The lockdown was announced on 24 March, which suggests that factories were shut for 20 per cent of the days in that month. The whole of April saw almost a complete lockdown. We expect to see a serious contraction — maybe 70 to 80 per cent, if the March figures are anything to go by. Similarly, in the month of May, production was shut for most of the month.
Seven worries for production
In addition, there are seven reasons why production will take time to bounce back fully.
First, supply chains have been broken. Even if one part is not available, has not been produced or imported, it may delay the resumption of full operations in manufacturing. As densely populated urban areas have been in red zones, they have been shut at least the third phase of the lockdown. This has disrupted many supply chains.
Second, all labourers may not come back to work. Even for the spaces where there were no restrictions, there are many anecdotes of people not coming to work after the second phase of the lockdown got over. This was partly due to fear and partly due to difficulties of travel, domestic responsibilities, or old parents at home. About 30 per cent households in India live with elders, or where at least one member of the family is above 65. These people have repeatedly been warned to keep their elders isolated. In small homes, this is difficult.
In addition there is the migrant crisis. After being unable to be with their families, many workers are heading home. It may be some time before they come back, and even then, all of them may not come back.
Third, credit will be a constraint. The government has eased liquidity and banks can give credit to their customers. However, there is an entire ecosystem of small firms who depend, not on the banking system, but on informal sources of credit. These are sometimes their suppliers or their buyers who give them working capital for purchase of raw materials or payment of wages. There are an estimated 64 million small firms in India.

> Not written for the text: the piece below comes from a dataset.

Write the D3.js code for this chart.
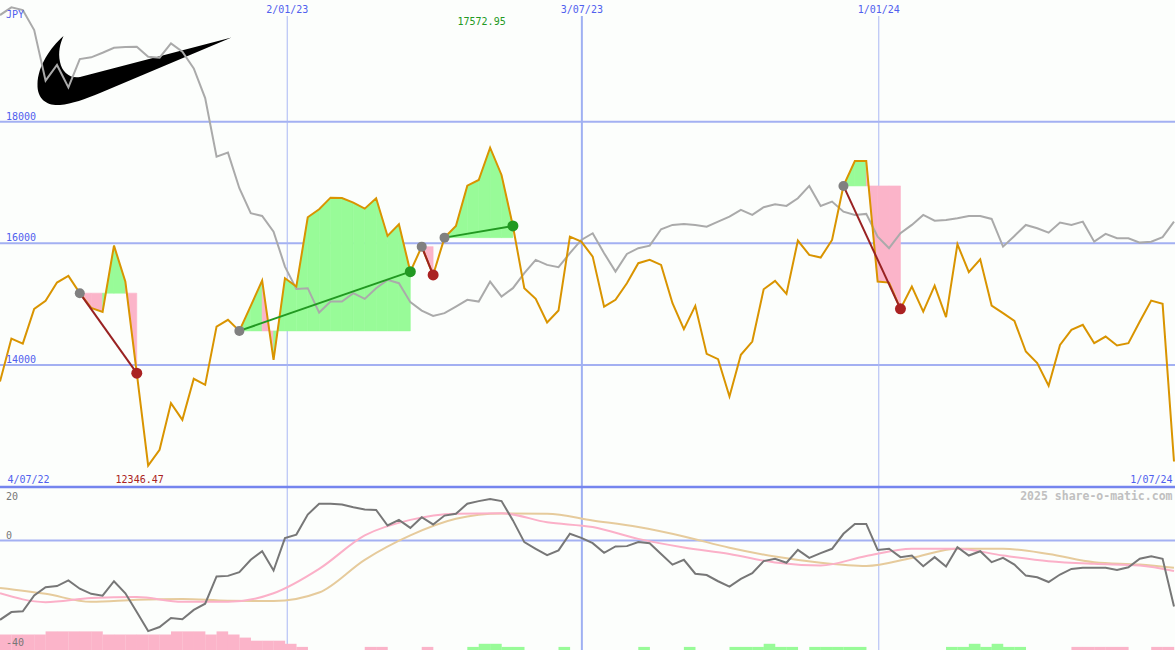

The MSME package announced by FM Sitharaman is expected to give relief to 4.5 million of these. For the nearly 60 million others, adequate credit may not be available to restart production.
Fourth, travel could remain restricted, could become more expensive, and until the fear of Covid-19 remains, the impact on many sectors — like aviation, hospitality, tourism etc. — may last for a few quarters.
Fifth, consumption will take time to pick up. Incomes have been disrupted. There is uncertainty about future incomes. Until now, people were not able to step out to buy, and so, sales were stalled. But now expenditure may get postponed even after people are able to step out to buy.
Sixth, exports contracted by 60.3 per cent in April. Orders will be down until the rest of the world economy picks up. Exports depend on global demand and world trade. This is expected to be severely hit this year.
Seventh, investment was already in trouble before the Covid-19 crisis. It was going to be an uphill task to revive it. The increase in uncertainty and the difficulties of credit, labour and restrictions are going to make the investment climate worse. This could also pull down growth.
Impact on government revenue
Finally, the third big unknown is the impact the economic slowdown will have on government revenue. As I have argued before, tax revenue will decline and that leaves the government with limited fiscal space.
So far, in the economic package, the government has permitted people to delay tax payments. If the economy does not pick up, the government may need to cut tax rates, including GST, to put money in people’s hands. This may impact tax revenues further.
With the large number of unknowns, the Finance Minister’s economic package tries to push liquidity, encourage reforms and increase agricultural incomes. No doubt, more can always be done, but it is prudent not to use up all her ammunition in the first two months of such an uncertain year.